A newly unsealed deposition has drawn fresh attention to the intensifying legal standoff between actors Justin Baldoni and Blake Lively, after court filings revealed that Baldoni told Lively he was "circumcised" during a private conversation at her New York home in December 2022. The disclosure, buried within a lengthy October 2025 video-recorded deposition, is now part of a broader evidentiary clash in the Southern District of New York that centers on allegations of sexual harassment, retaliation, and workplace misconduct tied to the production of It Ends With Us.

The deposition excerpts show Baldoni recounting a pre-production discussion in which he volunteered the personal detail during an in-person conversation with Lively. When asked during questioning whether she had directly inquired about his circumcision status, Baldoni said she did not "directly" ask but confirmed that he acknowledged he was circumcised. Those statements were filed as part of a set of exhibits referenced alongside recent motions.

The remarks are only one fragment of an expanding record that includes emails, personnel notes, sealed transcripts, and contested affidavits. Lively filed her complaint on December 31, 2024, alleging that Baldoni and individuals at Wayfarer Studios fostered a hostile environment and engaged in conduct that made her feel "uncomfortable" during the film's development and production. Baldoni has denied the allegations and submitted counterclaims, setting off a prolonged sequence of motions, objections, and discovery disputes that continue into 2026.

Attorneys for both sides have used the deposition detail to support competing narratives about consent, context, and intent. Lively's team has emphasized the specificity of the testimony to argue that the accumulation of personal disclosures contributed to an unwelcome professional environment. Baldoni's team has cited the same exchanges to argue the opposite-that conversations were neither secret nor coercive, and that the testimony illustrates the mutual, informal nature of their early discussions.

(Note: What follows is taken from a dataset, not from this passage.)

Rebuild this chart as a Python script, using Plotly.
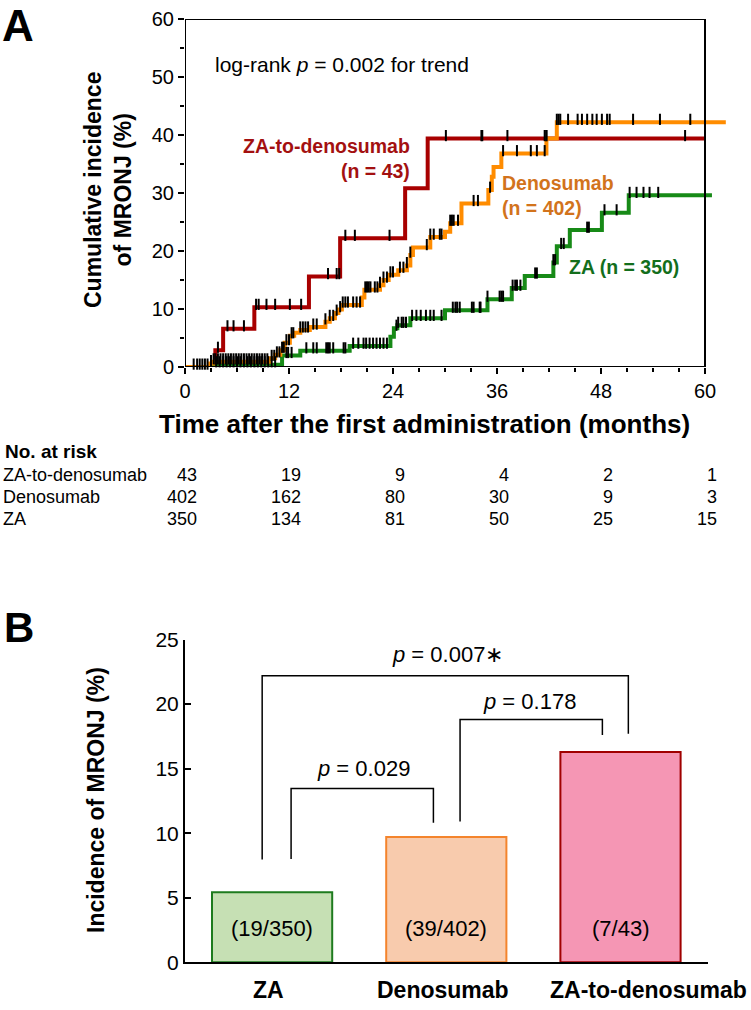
import plotly.graph_objects as go

W, H = 751, 1010
FONT = 'Liberation Sans, Arial, sans-serif'

# ---- Panel A: cumulative incidence steps (months, %) ----
zad_t = [0, 3.5, 4.4, 8.0, 14.3, 17.9, 25.4, 28.0, 60.0]
zad_v = [0, 2.9, 6.6, 10.3, 15.6, 22.2, 30.8, 39.4, 39.4]

den_t = [0, 2.9, 3.3, 9.8, 10.4, 11.0, 11.5, 12.1, 12.6, 13.3, 14.4, 16.2, 16.7, 17.3,
         17.7, 18.1, 20.4, 20.7, 22.5, 22.9, 23.5, 24.6, 25.6, 26.0, 26.3, 28.3, 30.0,
         30.6, 31.9, 35.0, 35.4, 35.6, 36.5, 41.7, 42.9, 62.4]
den_v = [0, 0.6, 0.9, 1.5, 2.1, 2.9, 4.2, 5.4, 5.9, 6.4, 6.9, 7.8, 8.4, 9.3,
         9.9, 10.7, 12.0, 13.3, 14.1, 15.0, 15.9, 16.7, 17.5, 19.3, 20.6, 22.4, 23.3,
         24.8, 28.2, 30.5, 32.8, 34.5, 36.8, 39.4, 42.2, 42.2]

za_t = [0, 3.3, 11.2, 13.3, 19.0, 23.7, 24.1, 24.5, 26.0, 30.0, 34.9, 37.7, 39.2,
        42.5, 42.9, 44.4, 48.1, 51.2, 60.8]
za_v = [0, 0.4, 2.0, 2.8, 3.6, 5.2, 6.7, 7.2, 8.4, 9.8, 11.7, 13.6, 15.7,
        18.0, 20.8, 23.6, 26.6, 29.6, 29.6]

# censored observations (months)
zad_cens = [3.8, 4.9, 5.6, 6.8, 8.2, 8.5, 9.4, 10.4, 12.1, 13.4, 16.5, 17.5, 17.8,
            18.5, 19.6, 23.6, 30.1, 34.2, 34.3, 37.2, 41.5, 41.7, 57.7]
den_cens = [1.0, 1.4, 1.7, 2.0, 2.3, 2.6, 3.0, 3.3, 3.5, 3.8, 4.1, 4.4, 4.7, 5.0, 5.3,
            5.6, 5.9, 6.2, 6.5, 6.8, 7.1, 7.4, 7.7, 8.0, 8.3, 8.6, 8.9, 9.2, 9.5,
            10.0, 10.3, 10.6, 10.9, 11.2, 11.4, 11.7, 12.0, 12.3, 12.5, 13.3, 13.6,
            13.9, 14.2, 14.8, 15.2, 16.2, 16.7, 17.1, 17.5, 17.9, 18.2, 18.5, 18.8,
            19.4, 19.8, 20.2, 20.8, 21.0, 21.2, 21.4, 21.9, 22.2, 22.5, 22.9, 23.3,
            23.7, 24.0, 24.8, 25.2, 25.6, 26.0, 27.9, 28.3, 28.7, 29.4, 29.6, 30.6,
            30.8, 31.0, 31.5, 33.3, 33.8, 35.2, 36.7, 38.3, 39.9, 40.6, 41.5, 41.7,
            42.9, 43.1, 43.3, 44.2, 45.3, 45.8, 46.4, 47.0, 47.5, 48.1, 48.7, 49.0,
            51.7, 54.8, 58.3, 60.0]
za_cens = [3.6, 4.0, 4.4, 4.8, 5.2, 5.6, 6.0, 6.4, 6.8, 7.2, 7.6, 8.0, 8.4, 8.8, 9.2,
           9.6, 10.0, 10.4, 11.7, 11.9,
           12.3, 14.0, 14.8, 15.2, 16.3, 16.5, 16.7, 17.1, 18.3, 18.5, 19.4, 20.0,
           20.6, 20.9, 21.3, 21.7, 22.1, 22.5, 22.9, 23.3, 24.4, 24.6, 25.0, 25.2,
           25.5, 26.2, 26.7, 27.2, 27.8, 28.3, 28.7, 29.6, 30.9, 31.2, 31.4, 31.7,
           33.1, 33.3, 34.0, 34.1, 34.9, 36.3, 36.5, 36.7, 37.8, 38.1, 38.3, 38.7,
           40.4, 40.6, 42.5, 42.7, 43.4, 43.7, 46.4, 46.6, 48.4, 49.8, 51.3, 52.1,
           52.9, 53.6, 54.6]

risk_months = [0, 12, 24, 36, 48, 60]
risk_zad = [43, 19, 9, 4, 2, 1]
risk_den = [402, 162, 80, 30, 9, 3]
risk_za = [350, 134, 81, 50, 25, 15]

# ---- Panel B ----
groups = ['ZA', 'Denosumab', 'ZA-to-denosumab']
incidence = [5.43, 9.70, 16.28]
counts = ['(19/350)', '(39/402)', '(7/43)']
p_texts = ['<i>p</i> = 0.029', '<i>p</i> = 0.178', '<i>p</i> = 0.007\u2217']

RED, ORANGE, GREEN = '#a80000', '#ff8c00', '#178a17'


def px(x):
    return x / W


def py(y):
    return 1 - y / H


def step_at(times, values, t):
    v = values[0]
    for tt, vv in zip(times, values):
        if tt <= t:
            v = vv
    return v


fig = go.Figure()

for t, v, c in [(zad_t, zad_v, RED), (za_t, za_v, GREEN), (den_t, den_v, ORANGE)]:
    fig.add_trace(go.Scatter(x=t, y=v, mode='lines', line=dict(color=c, width=4, shape='hv'),
                             xaxis='x', yaxis='y', hoverinfo='skip'))

for t, v, cens in [(zad_t, zad_v, zad_cens), (za_t, za_v, za_cens), (den_t, den_v, den_cens)]:
    fig.add_trace(go.Scatter(
        x=cens, y=[step_at(t, v, c) + 0.5 for c in cens], mode='markers',
        marker=dict(symbol='line-ns', size=8, line=dict(color='black', width=2)),
        xaxis='x', yaxis='y', cliponaxis=False, hoverinfo='skip'))

fig.add_trace(go.Bar(
    x=[0, 1, 2], y=incidence, width=0.69, xaxis='x2', yaxis='y2',
    marker=dict(color=['#c6e0b4', '#f8cbad', '#f596b4'],
                line=dict(color=['#1e7b1e', '#f4842c', '#a00000'], width=2)),
    hoverinfo='skip'))

# panel A: 0 month at 185px, 8.667 px/month ; 0% at 367px, 5.8 px/%
xa_dom = [px(185), px(185 + 62.5 * 8.667)]
ya_dom = [py(367), py(19)]
xb_dom = [px(185), px(707.6)]
yb_dom = [py(962.3), py(639.5)]

tickfont = dict(family=FONT, size=20, color='black')

fig.update_layout(
    width=W, height=H, margin=dict(l=0, r=0, t=0, b=0, pad=0, autoexpand=False),
    paper_bgcolor='white', plot_bgcolor='white', showlegend=False,
    font=dict(family=FONT, color='black'),
    xaxis=dict(domain=xa_dom, range=[0, 62.5], tickvals=risk_months, ticks='outside',
               ticklen=6, tickwidth=1.5, tickcolor='black', showgrid=False, zeroline=False,
               showline=False, tickfont=tickfont, anchor='y', automargin=False,
               minor=dict(dtick=3, tick0=0, ticks='outside', ticklen=4, tickwidth=1.5,
                          tickcolor='black', showgrid=False)),
    yaxis=dict(domain=ya_dom, range=[0, 60], dtick=10, ticks='outside', ticklen=6,
               tickwidth=1.5, tickcolor='black', showgrid=False, zeroline=False,
               showline=False, tickfont=tickfont, anchor='x', automargin=False,
               minor=dict(dtick=5, ticks='outside', ticklen=4, tickwidth=1.5,
                          tickcolor='black', showgrid=False)),
    xaxis2=dict(domain=xb_dom, range=[-0.5, 2.5], showticklabels=False, ticks='',
                showgrid=False, zeroline=False, showline=True, linecolor='black',
                linewidth=2, anchor='y2', automargin=False),
    yaxis2=dict(domain=yb_dom, range=[0, 25], dtick=5, ticks='inside', ticklen=6,
                tickwidth=1.5, tickcolor='black', showgrid=False, zeroline=False,
                showline=True, linecolor='black', linewidth=2, anchor='x2',
                automargin=False, tickfont=dict(family=FONT, size=21, color='black')),
)

shapes = [dict(type='rect', xref='x', yref='y', x0=0, x1=60, y0=0, y1=60,
               line=dict(color='black', width=2), layer='above')]

# significance brackets in panel B: (x_left, y_left, x_right, y_right, top)
brackets = [(0.109, 8.0, 0.926, 10.8, 13.47),
            (1.079, 10.9, 1.896, 17.6, 18.8),
            (-0.057, 7.97, 2.045, 17.7, 22.2)]
for x0, y0, x1, y1, top in brackets:
    shapes.append(dict(type='path', xref='x2', yref='y2',
                       path=f'M{x0},{y0} L{x0},{top} L{x1},{top} L{x1},{y1}',
                       line=dict(color='black', width=1.5)))
fig.update_layout(shapes=shapes)

ann = []


def add_text(text, x, y, size, color='black', xanchor='center', yanchor='middle',
             xref='paper', yref='paper', angle=0, align='center'):
    ann.append(dict(text=text, x=x, y=y, xref=xref, yref=yref, showarrow=False,
                    xanchor=xanchor, yanchor=yanchor, textangle=angle, align=align,
                    font=dict(family=FONT, size=size, color=color)))


add_text('<b>A</b>', px(0), py(25), 44, xanchor='left')
add_text('<b>B</b>', px(2), py(627), 42, xanchor='left')

add_text('<b>Cumulative incidence<br>of MRONJ (%)</b>', px(108), py(190), 23, angle=-90)
add_text('<b>Time after the first administration (months)</b>', px(424), py(424), 26)
add_text('log-rank <i>p</i> = 0.002 for trend', px(213), py(64), 21, xanchor='left')

add_text('<b>ZA-to-denosumab<br>(n = 43)</b>', px(412), py(158), 19.5, color='#a31010',
         xanchor='right', align='right')
add_text('<b>Denosumab<br>(n = 402)</b>', px(500), py(196), 19.5, color='#d2731c',
         xanchor='left', align='left')
add_text('<b>ZA (n = 350)</b>', px(567), py(267), 19.5, color='#136e1c', xanchor='left')

# number at risk table
add_text('<b>No. at risk</b>', px(3), py(452), 19, xanchor='left')
for row, (name, vals) in enumerate([('ZA-to-denosumab', risk_zad),
                                    ('Denosumab', risk_den), ('ZA', risk_za)]):
    yy = py(475 + 22 * row)
    add_text(name, px(1), yy, 18, xanchor='left')
    for m, n in zip(risk_months, vals):
        ann.append(dict(text=str(n), x=m, y=yy, xref='x', yref='paper', xshift=14,
                        showarrow=False, xanchor='right', yanchor='middle',
                        font=dict(family=FONT, size=18, color='black')))

# panel B texts
add_text('<b>Incidence of MRONJ (%)</b>', px(96), py(800), 23, angle=-90)
for i, c in enumerate(counts):
    add_text(c, i, 2.6, 22, xref='x2', yref='y2')
add_text('<b>ZA</b>', px(268), py(990), 23)
add_text('<b>Denosumab</b>', px(443), py(990), 23)
add_text('<b>ZA-to-denosumab</b>', px(749), py(990), 23, xanchor='right')
p_pos = [(0.523, 15.04), (1.48, 20.17), (1.007, 23.8)]
for (xx, yy), t in zip(p_pos, p_texts):
    add_text(t, xx, yy, 22, xref='x2', yref='y2')

fig.update_layout(annotations=ann)

# drop the default 8px page margin so the figure sits at the window's corner
fig.write_html('out.html', config={'displayModeBar': False},
               post_script="document.body.style.margin='0';")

Court filings show both sides leaning heavily on granular detail. Baldoni's testimony references private discussions, meetings, and app-based communications he says were misunderstood or mischaracterized. Lively's complaint contextualizes those moments within broader allegations of inappropriate conduct and reputational harm. The deposition excerpts appear alongside disputes over whether partial transcripts should remain sealed, and whether selective public filings amount to PR tactics disguised as legal procedure.

Judges overseeing the matter have repeatedly addressed sealing orders and the admissibility of unredacted materials as the parties seek to shape the public and judicial record. Procedural skirmishes-covering redactions, confidentiality designations, and the scope of discovery-have consumed much of the docket in recent months.